A similar problem is to compute the nth Fibonacci number for a given n. The Fibonacci numbers are an infinite sequence of integers, 0, 1, 1, 2, 3, 5, 8, etc., in which each number is the sum of the two preceding numbers in the sequence. A procedure to compute the nth Fibonacci number is most naturally defined recursively as follows.

 (define fibonacci   (lambda (n)     (let fib ((i n))       (cond         ((= i 0) 0)         ((= i 1) 1)         (else (+ (fib (- i 1)) (fib (- i 2)))))))) (fibonacci 0) ⇒ 0 (fibonacci 1) ⇒ 1 (fibonacci 2) ⇒ 1 (fibonacci 3) ⇒ 2 (fibonacci 4) ⇒ 3 (fibonacci 5) ⇒ 5 (fibonacci 6) ⇒ 8 (fibonacci 20) ⇒ 6765 (fibonacci 30) ⇒ 832040

This solution requires the computation of the two preceding Fibonacci numbers at each step and hence is doubly recursive. For example, to compute (fibonacci 4) requires the computation of both (fib 3) and (fib 2), to compute (fib 3) requires computing both (fib 2) and (fib 1), and to compute (fib 2) requires computing both (fib 1) and (fib 0). This is very inefficient, and it becomes more inefficient as n grows. A more efficient solution is to adapt the accumulator solution of the factorial example above to use two accumulators, a1 for the current Fibonacci number and a2 for the preceding one.

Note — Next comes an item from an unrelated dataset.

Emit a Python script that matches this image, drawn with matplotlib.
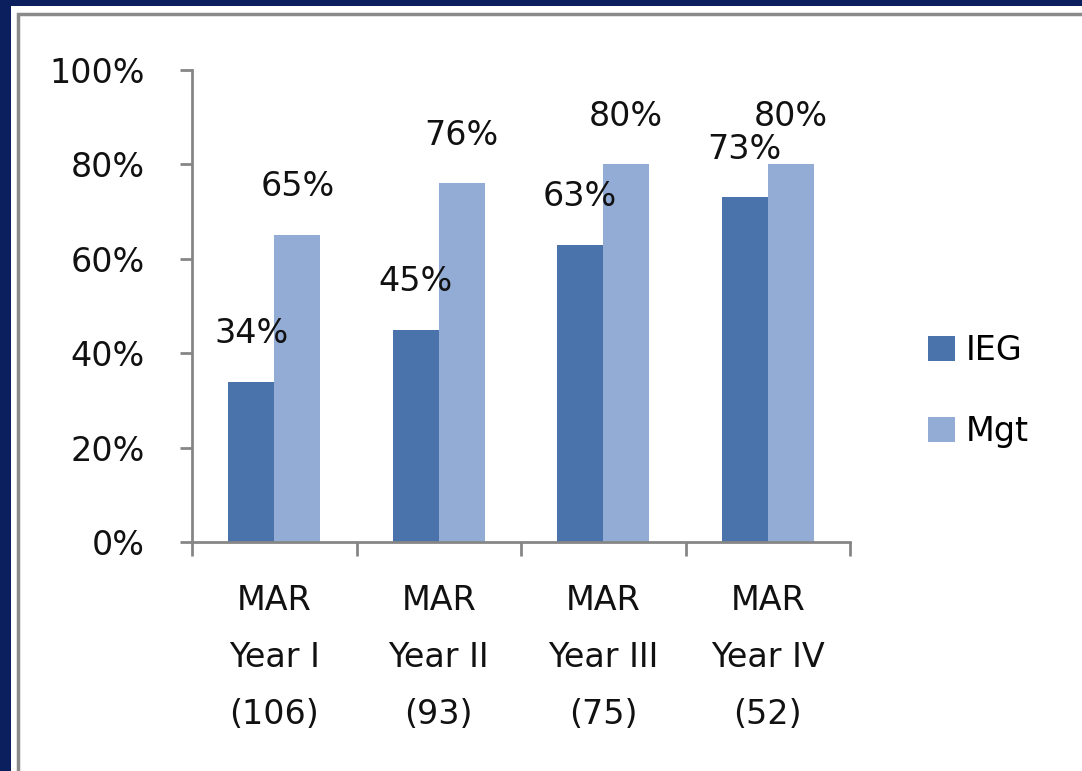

 (define fibonacci   (lambda (n)     (if (= n 0)         0         (let fib ((i n) (a1 1) (a2 0))           (if (= i 1)               a1               (fib (- i 1) (+ a1 a2) a1))))))

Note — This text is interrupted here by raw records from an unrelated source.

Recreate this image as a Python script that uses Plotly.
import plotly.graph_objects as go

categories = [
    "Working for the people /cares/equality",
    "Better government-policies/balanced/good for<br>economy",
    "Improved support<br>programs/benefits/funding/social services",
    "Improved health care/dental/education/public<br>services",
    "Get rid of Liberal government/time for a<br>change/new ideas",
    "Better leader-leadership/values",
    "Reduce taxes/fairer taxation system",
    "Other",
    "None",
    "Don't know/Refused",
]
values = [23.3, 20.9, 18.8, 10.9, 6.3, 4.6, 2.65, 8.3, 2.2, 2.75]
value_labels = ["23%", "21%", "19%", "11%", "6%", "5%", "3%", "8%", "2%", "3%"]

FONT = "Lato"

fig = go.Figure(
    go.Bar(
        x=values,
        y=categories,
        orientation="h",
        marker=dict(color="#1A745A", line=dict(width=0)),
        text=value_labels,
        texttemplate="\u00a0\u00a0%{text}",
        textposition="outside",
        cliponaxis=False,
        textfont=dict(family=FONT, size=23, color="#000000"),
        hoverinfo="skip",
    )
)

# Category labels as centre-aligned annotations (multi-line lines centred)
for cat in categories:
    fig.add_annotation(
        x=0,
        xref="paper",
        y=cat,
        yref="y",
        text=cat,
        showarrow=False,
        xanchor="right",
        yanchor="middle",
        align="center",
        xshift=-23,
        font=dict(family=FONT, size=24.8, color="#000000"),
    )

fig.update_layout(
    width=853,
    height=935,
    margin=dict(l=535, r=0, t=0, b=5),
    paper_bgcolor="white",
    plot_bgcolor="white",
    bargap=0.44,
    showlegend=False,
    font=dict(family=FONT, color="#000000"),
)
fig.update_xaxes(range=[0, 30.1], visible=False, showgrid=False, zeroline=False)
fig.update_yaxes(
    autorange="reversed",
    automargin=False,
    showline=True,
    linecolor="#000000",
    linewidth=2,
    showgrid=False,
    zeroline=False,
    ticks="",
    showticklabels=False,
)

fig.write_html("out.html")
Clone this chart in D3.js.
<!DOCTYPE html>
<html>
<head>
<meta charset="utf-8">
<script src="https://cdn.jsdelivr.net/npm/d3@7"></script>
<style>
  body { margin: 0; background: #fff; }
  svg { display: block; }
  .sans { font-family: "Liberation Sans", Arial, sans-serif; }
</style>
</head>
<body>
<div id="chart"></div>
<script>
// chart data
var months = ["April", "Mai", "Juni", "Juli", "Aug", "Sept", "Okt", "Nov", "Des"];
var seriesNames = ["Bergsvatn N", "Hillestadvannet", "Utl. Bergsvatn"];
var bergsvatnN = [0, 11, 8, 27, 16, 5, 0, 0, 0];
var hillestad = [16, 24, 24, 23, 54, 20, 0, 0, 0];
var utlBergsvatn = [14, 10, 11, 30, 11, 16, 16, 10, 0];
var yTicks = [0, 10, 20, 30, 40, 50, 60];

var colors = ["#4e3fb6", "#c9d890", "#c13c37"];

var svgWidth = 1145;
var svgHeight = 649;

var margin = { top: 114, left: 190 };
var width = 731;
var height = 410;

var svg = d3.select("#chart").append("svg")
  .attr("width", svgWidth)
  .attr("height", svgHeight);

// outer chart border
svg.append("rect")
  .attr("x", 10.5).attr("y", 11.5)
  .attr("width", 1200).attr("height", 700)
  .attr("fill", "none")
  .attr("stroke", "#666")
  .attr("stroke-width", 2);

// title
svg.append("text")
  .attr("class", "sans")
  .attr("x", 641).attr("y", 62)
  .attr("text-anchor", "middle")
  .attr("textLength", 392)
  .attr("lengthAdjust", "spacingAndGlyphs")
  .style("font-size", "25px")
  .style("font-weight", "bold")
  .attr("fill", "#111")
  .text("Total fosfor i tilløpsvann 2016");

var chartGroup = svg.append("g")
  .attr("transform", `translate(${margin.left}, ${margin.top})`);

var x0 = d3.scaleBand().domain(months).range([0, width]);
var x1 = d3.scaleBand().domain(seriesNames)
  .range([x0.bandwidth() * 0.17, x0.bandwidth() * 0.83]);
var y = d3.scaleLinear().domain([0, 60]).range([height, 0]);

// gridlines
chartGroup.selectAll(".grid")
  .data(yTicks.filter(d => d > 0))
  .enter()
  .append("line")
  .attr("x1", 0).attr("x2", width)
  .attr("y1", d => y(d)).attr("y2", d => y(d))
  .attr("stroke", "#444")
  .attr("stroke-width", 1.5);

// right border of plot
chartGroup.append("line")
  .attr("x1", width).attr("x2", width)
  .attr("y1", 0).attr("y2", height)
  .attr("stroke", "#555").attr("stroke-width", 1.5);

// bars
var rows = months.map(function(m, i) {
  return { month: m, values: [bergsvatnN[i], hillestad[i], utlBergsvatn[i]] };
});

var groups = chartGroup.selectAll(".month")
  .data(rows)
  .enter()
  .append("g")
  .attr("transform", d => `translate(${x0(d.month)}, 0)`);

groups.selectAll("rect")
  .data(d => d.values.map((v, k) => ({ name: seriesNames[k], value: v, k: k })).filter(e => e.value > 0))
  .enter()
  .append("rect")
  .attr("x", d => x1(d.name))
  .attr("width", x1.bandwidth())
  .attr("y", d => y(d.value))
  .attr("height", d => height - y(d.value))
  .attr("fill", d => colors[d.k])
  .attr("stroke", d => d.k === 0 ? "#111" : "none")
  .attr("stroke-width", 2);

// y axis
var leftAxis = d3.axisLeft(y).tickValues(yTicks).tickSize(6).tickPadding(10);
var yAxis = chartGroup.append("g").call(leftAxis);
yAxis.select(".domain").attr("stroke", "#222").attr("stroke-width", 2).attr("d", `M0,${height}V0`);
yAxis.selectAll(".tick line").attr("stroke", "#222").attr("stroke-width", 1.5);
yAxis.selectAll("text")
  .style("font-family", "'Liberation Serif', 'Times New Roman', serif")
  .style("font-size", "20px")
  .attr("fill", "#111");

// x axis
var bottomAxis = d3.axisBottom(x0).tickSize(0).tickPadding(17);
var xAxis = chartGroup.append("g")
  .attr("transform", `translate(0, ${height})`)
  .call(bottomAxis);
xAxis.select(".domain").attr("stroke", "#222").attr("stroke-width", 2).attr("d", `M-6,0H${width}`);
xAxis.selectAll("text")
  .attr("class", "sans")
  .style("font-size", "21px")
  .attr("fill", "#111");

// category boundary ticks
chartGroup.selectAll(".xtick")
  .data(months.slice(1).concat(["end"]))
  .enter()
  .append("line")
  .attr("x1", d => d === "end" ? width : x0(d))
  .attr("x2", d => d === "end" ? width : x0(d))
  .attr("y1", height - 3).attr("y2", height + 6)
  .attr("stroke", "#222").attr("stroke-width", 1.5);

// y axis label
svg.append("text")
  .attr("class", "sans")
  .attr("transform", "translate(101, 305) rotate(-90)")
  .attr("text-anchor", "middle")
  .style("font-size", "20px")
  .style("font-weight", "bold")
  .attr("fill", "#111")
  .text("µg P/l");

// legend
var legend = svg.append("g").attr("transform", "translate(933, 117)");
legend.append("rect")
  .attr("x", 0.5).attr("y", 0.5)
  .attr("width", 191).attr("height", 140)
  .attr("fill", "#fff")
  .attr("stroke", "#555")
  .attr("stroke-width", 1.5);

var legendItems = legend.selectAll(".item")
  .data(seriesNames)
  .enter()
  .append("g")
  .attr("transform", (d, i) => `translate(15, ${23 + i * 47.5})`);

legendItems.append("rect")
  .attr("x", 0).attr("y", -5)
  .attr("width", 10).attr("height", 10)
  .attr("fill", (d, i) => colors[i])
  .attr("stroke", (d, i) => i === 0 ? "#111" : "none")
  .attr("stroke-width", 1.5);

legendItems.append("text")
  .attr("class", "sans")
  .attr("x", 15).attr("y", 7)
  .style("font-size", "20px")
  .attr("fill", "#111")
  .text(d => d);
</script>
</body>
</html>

Here, zero is treated as a special case, since there is no preceding value. This allows us to use the single base case (= i 1). The time it takes to compute the nth Fibonacci number using this iterative solution grows linearly with n, which makes a significant difference when compared to the doubly recursive version. To get a feel for the difference, try computing (fibonacci 30) and (fibonacci 35) using both definitions to see how long each takes.

We can also get a feel for the difference by looking at a trace for each on small inputs. The first trace below shows the calls to fib in the non-tail-recursive version of fibonacci, with input 5.

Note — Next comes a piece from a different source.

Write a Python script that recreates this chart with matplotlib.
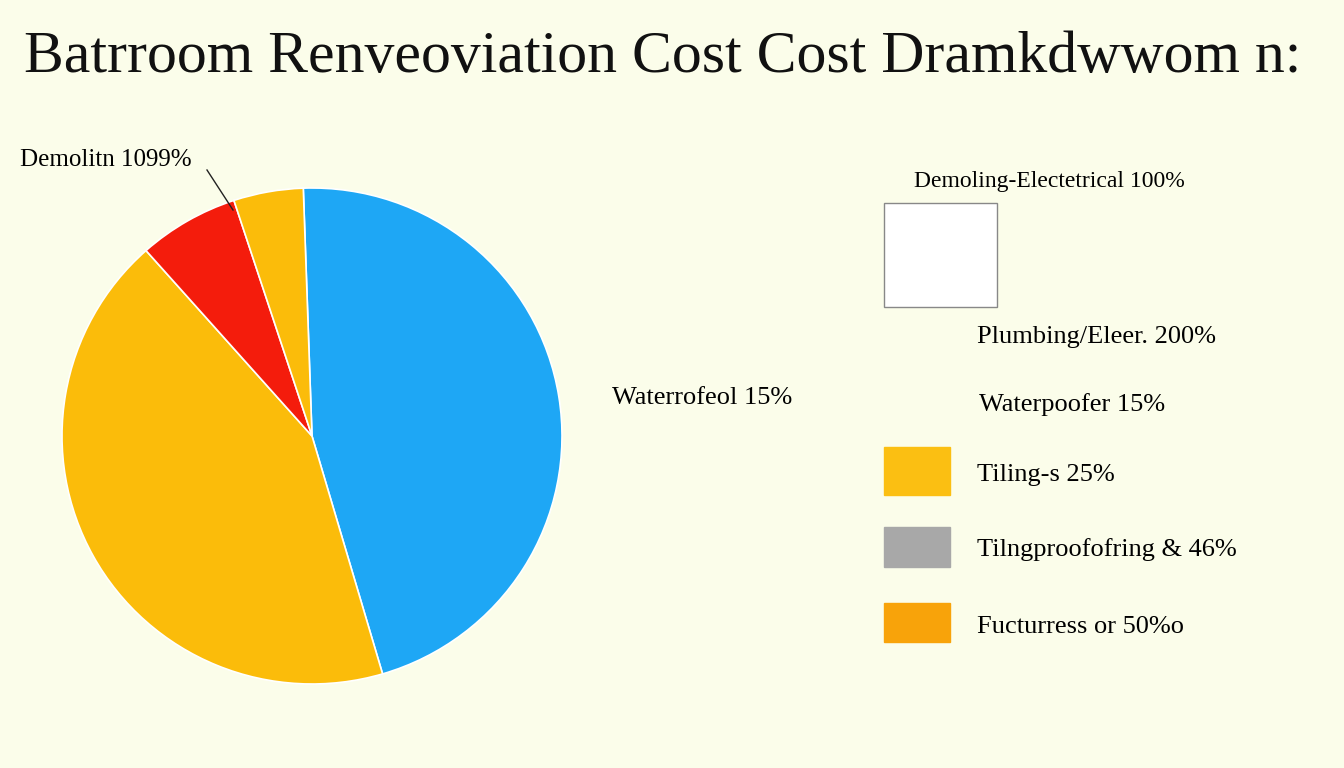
import matplotlib.pyplot as plt
from matplotlib.patches import Rectangle

# Pie data (percent of circle)
slice_values = [46, 43, 6.5, 4.5]
slice_colors = ['#1ea7f5', '#fbbc0a', '#f41c0c', '#fbbc0a']

# Legend entries on the right
legend_labels = ['Demoling-Electetrical 100%', 'Plumbing/Eleer. 200%', 'Waterpoofer 15%',
                 'Tiling-s 25%', 'Tilngproofofring & 46%', 'Fucturress or 50%o']
legend_colors = ['white', None, None, '#fbbf12', '#a8a8a8', '#f8a30a']

TITLE = 'Batrroom Renveoviation Cost Cost Dramkdwwom n:'
BG = '#fbfdea'
W, H = 1344, 768

fig = plt.figure(figsize=(W / 100, H / 100), dpi=100, facecolor=BG)
serif = ['Liberation Serif', 'DejaVu Serif']

def fx(x):
    return x / W

def fy(y):
    return 1 - y / H

fig.text(fx(24), fy(58), TITLE, family=serif, fontsize=43, va='center', ha='left', color='#111111')

# pie
ax = fig.add_axes([fx(62), fy(684), fx(500), 496 / H])
ax.set_facecolor(BG)
ax.pie(slice_values, colors=slice_colors, startangle=92, counterclock=False,
       wedgeprops=dict(edgecolor='white', linewidth=1.2))
ax.set_aspect('auto')
ax.set_xlim(-1.0, 1.0)
ax.set_ylim(-1.0, 1.0)

fig.text(fx(20), fy(160), 'Demolitn 1099%', family=serif, fontsize=18, va='center')
fig.add_artist(plt.Line2D([fx(207), fx(233)], [fy(170), fy(210)], color='#222222', lw=1))
fig.text(fx(612), fy(398), 'Waterrofeol 15%', family=serif, fontsize=19, va='center')

# legend column
text_pos = [(914, 182), (977, 337), (979, 405), (977, 475), (977, 550), (977, 627)]
swatches = [(884, 203, 113, 104), None, None, (884, 447, 66, 48), (884, 527, 66, 40), (884, 603, 66, 39)]
for label, color, (tx, ty), sw in zip(legend_labels, legend_colors, text_pos, swatches):
    fig.text(fx(tx), fy(ty), label, family=serif, fontsize=19 if tx > 950 else 17, va='center')
    if sw is not None:
        x, y, w, h = sw
        fig.add_artist(Rectangle((fx(x), fy(y + h)), fx(w), h / H, facecolor=color,
                                 edgecolor='#888888' if color == 'white' else color, lw=1))

fig.savefig('out.png', dpi=100, facecolor=BG)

 |(fib 5) | (fib 4) | |(fib 3) | | (fib 2) | | |(fib 1) | | |1 | | |(fib 0) | | |0 | | 1 | | (fib 1) | | 1 | |2 | |(fib 2) | | (fib 1) | | 1 | | (fib 0) | | 0 | |1 | 3 | (fib 3) | |(fib 2) | | (fib 1) | | 1 | | (fib 0) | | 0 | |1 | |(fib 1) | |1 | 2 |5

Notice how there are several calls to fib with arguments 2, 1, and 0. The second trace shows the calls to fib in the tail-recursive version, again with input 5.

 |(fib 5 1 0) |(fib 4 1 1) |(fib 3 2 1) |(fib 2 3 2) |(fib 1 5 3) |5

Clearly, there is quite a difference.

The named let examples shown so far are either tail-recursive or not tail-recursive. It often happens that one recursive call within the same expression is tail-recursive while another is not. The definition of factor below computes the prime factors of its nonnegative integer argument. The first call to f is not tail-recursive, but the second one is.

 (define factor   (lambda (n)     (trace-let f ((n n) (i 2))       (cond         ((>= i n) (list n))         ((integer? (/ n i))          (cons i (f (/ n i) i)))         (else (f n (+ i 1))))))) (factor 0) ⇒ (0) (factor 1) ⇒ (1) (factor 12) ⇒ (2 2 3) (factor 3628800) ⇒ (2 2 2 2 2 2 2 2 3 3 3 3 5 5 7) (factor 9239) ⇒ (9239)

The trace of the calls to f in the evaluation of (factor 120) below highlights the difference between the nontail calls and the tail calls.

 |(f 120 2) | (f 60 2) | |(f 30 2) | | (f 15 2) | | (f 15 3) | | |(f 5 3) | | |(f 5 4) | | |(f 5 5) | | |(5) | | (3 5) | |(2 3 5) | (2 2 3 5) |(2 2 2 3 5)

A nontail call to f is shown indented relative to its caller, since the caller is still active, whereas tail calls appear at the same level of indentation.

Exercise 3.2.1.

Which of the recursive procedures defined in Section 3.2 are tail- recursive, and which are not?

Exercise 3.2.2.

Rewrite factor using letrec to bind f in place of named let. Which version do you prefer?

Exercise 3.2.3.

Can the letrec expression below be rewritten using named let? If not, why not? If so, do it.

 (letrec ((even?           (lambda (x)             (or (= x 0)                 (odd? (- x 1)))))         (odd?          (lambda (x)            (and (not (= x 0))                 (even? (- x 1))))))   (even? 20))

Exercise 3.2.4.

Rewrite both definitions of fibonacci given in this section to count the number of recursive calls to fib, using a counter similar to the one used in the cons-count example of Section 2.9. Count the number of recursive calls made in each case for several input values. What do you notice?

Exercise 3.2.5.

Augment the definition of let given in Section 3.1 to handle named let as well as unnamed let, using two rules.

Exercise 3.2.6.

The following definition of or is simpler than the one given in Section 3.1.

 (define-syntax or ; incorrect!   (syntax-rules ()     (( ) #f)     (( e1 e2 ...)      (let ((t e1))        (if t t (or e2 ...))))))

Say why it is not correct. [Hint: Think about what would happen if this version of or were used in the even? and odd? example given on page 63 for very large inputs.]

Exercise 3.2.7.

The definition of factor is not the most efficient possible. First, no factors of n besides n itself can possibly be found beyond √n. Second, the division (/ n i) is performed twice when a factor is found. Third, after 2, no even factors can possibly be found. Recode factor to correct all three problems. Which is the most important problem to solve? Are there any additional improvements you can make?